Currently, the maximum draft capacity for container shipping at Fremantle is 12.8 metres, which means G Class and post Panamax vessels are unable to enter fully laden.

The average size of container ships calling at Fremantle Port has increased by about 85 per cent during the past 15 years, highlighting the importance of this project in terms of ensuring container trade through the port continues to grow in line with shipping developments.

Fremantle Ports chief executive Chris Leatt-Hayter said Fremantle currently handled about 10 per cent of Australia's container trade, as compared to Melbourne, the country's biggest container port, which was responsible for about 38 per cent of container trade.

Port of Melbourne is in the midst of its own deepening program, which will give the Victorian port the ability to accommodate container ships of up to 14 metres draft.

Following the completion of Melbourne's project, if not for the deepening program under way at Fremantle, WA's container port would be the nation's shallowest after Melbourne, Sydney, Brisbane and Adelaide.

The demand for increased draft is expected to escalate when Melbourne completes its deepening program at the end of 2009.

"Fremantle needs to deepen now to avoid loss of services by the larger ships now on the Australian trade routes," Mr Leatt-Hayter said.

"Being the first and/or last port of call for many of the container shipping services coming to Australian ports, it is important that Fremantle has the maximum draft necessary to allow the vessels to call at their cargo handling capacity."

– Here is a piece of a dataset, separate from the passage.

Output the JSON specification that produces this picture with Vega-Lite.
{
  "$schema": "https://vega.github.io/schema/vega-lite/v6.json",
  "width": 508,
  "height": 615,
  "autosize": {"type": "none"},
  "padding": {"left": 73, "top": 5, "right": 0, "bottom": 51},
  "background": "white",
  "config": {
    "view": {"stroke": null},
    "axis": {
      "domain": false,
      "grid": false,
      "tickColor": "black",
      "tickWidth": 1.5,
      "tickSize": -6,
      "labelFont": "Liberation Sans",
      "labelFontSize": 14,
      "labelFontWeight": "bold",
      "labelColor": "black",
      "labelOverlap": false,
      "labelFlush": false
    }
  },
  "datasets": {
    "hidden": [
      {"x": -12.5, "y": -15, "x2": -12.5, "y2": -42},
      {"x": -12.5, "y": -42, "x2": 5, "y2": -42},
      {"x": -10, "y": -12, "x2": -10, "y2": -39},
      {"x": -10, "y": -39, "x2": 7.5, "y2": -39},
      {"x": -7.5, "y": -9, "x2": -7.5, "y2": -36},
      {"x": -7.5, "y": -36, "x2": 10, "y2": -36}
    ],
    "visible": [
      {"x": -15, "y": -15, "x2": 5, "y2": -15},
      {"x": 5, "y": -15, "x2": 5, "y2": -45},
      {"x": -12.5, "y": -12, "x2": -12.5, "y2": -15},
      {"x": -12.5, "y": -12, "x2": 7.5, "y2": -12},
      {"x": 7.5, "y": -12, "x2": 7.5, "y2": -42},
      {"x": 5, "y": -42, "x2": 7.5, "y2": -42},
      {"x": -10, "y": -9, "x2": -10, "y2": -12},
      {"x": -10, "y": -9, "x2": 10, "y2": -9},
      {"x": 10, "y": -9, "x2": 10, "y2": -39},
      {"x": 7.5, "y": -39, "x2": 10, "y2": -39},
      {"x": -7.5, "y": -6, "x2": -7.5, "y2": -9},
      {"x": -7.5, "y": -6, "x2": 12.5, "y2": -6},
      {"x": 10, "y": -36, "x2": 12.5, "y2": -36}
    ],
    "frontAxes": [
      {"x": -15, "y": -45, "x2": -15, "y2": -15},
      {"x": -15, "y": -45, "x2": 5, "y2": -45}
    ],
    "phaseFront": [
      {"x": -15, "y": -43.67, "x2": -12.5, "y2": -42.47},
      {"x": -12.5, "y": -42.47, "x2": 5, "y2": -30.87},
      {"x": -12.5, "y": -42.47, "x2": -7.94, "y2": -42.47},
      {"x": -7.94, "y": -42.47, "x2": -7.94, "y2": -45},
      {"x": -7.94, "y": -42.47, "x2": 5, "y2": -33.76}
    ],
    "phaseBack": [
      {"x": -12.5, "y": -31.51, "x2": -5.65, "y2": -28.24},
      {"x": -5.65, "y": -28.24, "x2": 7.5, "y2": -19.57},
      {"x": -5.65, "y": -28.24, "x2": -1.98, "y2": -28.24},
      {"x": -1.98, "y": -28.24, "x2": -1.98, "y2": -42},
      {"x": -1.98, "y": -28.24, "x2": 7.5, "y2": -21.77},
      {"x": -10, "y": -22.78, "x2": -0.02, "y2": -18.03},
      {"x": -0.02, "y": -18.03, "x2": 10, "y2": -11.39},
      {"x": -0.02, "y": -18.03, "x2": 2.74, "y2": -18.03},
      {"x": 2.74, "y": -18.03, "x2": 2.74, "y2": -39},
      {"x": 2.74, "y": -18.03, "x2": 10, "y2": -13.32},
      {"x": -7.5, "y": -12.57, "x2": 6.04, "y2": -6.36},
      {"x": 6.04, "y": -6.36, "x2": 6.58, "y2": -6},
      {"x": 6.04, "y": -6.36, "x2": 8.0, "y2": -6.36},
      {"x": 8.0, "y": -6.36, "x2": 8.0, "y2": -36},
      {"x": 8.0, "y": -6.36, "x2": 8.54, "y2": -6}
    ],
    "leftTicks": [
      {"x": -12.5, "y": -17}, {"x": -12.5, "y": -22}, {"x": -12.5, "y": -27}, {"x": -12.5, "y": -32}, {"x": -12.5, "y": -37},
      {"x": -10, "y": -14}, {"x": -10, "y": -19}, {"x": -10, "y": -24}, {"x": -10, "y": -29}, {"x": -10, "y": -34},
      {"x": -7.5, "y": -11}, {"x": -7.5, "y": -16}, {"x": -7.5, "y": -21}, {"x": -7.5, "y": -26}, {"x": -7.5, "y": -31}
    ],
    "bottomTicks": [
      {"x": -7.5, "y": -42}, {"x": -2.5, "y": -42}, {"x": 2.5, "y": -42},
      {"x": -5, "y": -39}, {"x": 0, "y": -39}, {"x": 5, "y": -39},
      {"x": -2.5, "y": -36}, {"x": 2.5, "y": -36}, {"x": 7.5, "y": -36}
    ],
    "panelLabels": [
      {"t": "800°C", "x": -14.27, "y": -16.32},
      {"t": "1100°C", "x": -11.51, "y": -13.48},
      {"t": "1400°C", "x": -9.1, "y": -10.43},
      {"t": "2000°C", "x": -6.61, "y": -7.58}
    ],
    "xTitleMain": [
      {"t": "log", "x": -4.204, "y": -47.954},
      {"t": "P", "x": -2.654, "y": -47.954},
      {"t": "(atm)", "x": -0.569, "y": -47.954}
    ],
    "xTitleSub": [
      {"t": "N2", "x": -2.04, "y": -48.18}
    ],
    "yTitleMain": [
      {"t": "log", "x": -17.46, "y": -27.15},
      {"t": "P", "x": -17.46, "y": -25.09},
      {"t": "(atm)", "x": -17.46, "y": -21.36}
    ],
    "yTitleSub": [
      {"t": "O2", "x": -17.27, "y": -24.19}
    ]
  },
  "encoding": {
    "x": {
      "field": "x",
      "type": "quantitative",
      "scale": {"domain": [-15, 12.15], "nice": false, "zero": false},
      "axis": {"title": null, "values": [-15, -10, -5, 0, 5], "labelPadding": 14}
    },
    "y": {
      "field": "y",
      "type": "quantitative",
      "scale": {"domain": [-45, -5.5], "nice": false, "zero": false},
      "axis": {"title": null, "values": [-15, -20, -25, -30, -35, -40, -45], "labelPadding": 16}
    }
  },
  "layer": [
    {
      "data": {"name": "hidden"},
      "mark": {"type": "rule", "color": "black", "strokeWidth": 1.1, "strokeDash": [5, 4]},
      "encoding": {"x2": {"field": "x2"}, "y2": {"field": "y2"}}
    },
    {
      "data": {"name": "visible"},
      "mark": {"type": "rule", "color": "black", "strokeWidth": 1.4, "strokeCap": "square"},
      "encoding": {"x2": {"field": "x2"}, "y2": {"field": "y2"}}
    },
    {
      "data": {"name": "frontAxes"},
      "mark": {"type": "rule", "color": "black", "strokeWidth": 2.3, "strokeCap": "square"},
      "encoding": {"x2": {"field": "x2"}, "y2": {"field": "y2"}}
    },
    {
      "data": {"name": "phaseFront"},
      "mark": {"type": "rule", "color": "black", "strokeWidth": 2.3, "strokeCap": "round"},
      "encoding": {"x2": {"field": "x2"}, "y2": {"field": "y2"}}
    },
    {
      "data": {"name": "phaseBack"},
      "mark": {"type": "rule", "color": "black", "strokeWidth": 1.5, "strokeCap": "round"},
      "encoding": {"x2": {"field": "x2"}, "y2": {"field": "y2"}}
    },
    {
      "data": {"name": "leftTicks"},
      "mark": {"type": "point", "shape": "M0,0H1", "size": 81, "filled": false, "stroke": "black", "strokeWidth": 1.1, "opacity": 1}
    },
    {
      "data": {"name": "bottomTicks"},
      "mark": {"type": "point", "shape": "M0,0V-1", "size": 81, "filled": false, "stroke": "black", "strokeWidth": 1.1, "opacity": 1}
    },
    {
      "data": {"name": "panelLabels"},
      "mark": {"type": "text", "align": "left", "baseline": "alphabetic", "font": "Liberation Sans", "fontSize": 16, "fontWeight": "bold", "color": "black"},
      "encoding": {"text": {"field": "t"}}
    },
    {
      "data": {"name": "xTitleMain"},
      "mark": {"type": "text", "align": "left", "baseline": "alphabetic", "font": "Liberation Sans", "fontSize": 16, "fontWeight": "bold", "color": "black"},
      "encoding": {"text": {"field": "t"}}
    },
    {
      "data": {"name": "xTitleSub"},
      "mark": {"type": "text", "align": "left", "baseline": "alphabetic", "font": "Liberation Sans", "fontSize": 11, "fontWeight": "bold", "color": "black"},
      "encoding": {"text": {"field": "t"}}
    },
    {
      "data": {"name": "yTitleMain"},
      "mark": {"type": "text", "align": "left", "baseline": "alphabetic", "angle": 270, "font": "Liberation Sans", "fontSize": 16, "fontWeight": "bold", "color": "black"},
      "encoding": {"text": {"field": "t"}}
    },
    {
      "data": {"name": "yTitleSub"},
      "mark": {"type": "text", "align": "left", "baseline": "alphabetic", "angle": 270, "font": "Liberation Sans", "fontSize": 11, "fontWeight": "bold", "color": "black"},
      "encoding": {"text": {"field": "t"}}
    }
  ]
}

Transport Minister Simon O'Brien said that, in 2008-09 Fremantle Port handled 26.6 million mass tonnes of cargo, with 1,830 ship visits. The value of trade through the port was almost $26 billion.

"The port's container trade, although impacted by the world economic downturn, has grown by an average of about 9.5 per cent annually since the early 1990s," Mr O'Brien said.

The works also involve strengthening the existing container berths on North Quay, and construction of a seawall at Rous Head to contain dredged material from the harbour creating an additional 27 hectares of land at Rous Head for port-related purposes.

The construction work on this project will be carried out by a Thiess Georgiou joint venture as the lead contractor for the berth works and seawall while dredging specialist, Boskalis Australia has been awarded the contract for the dredging program.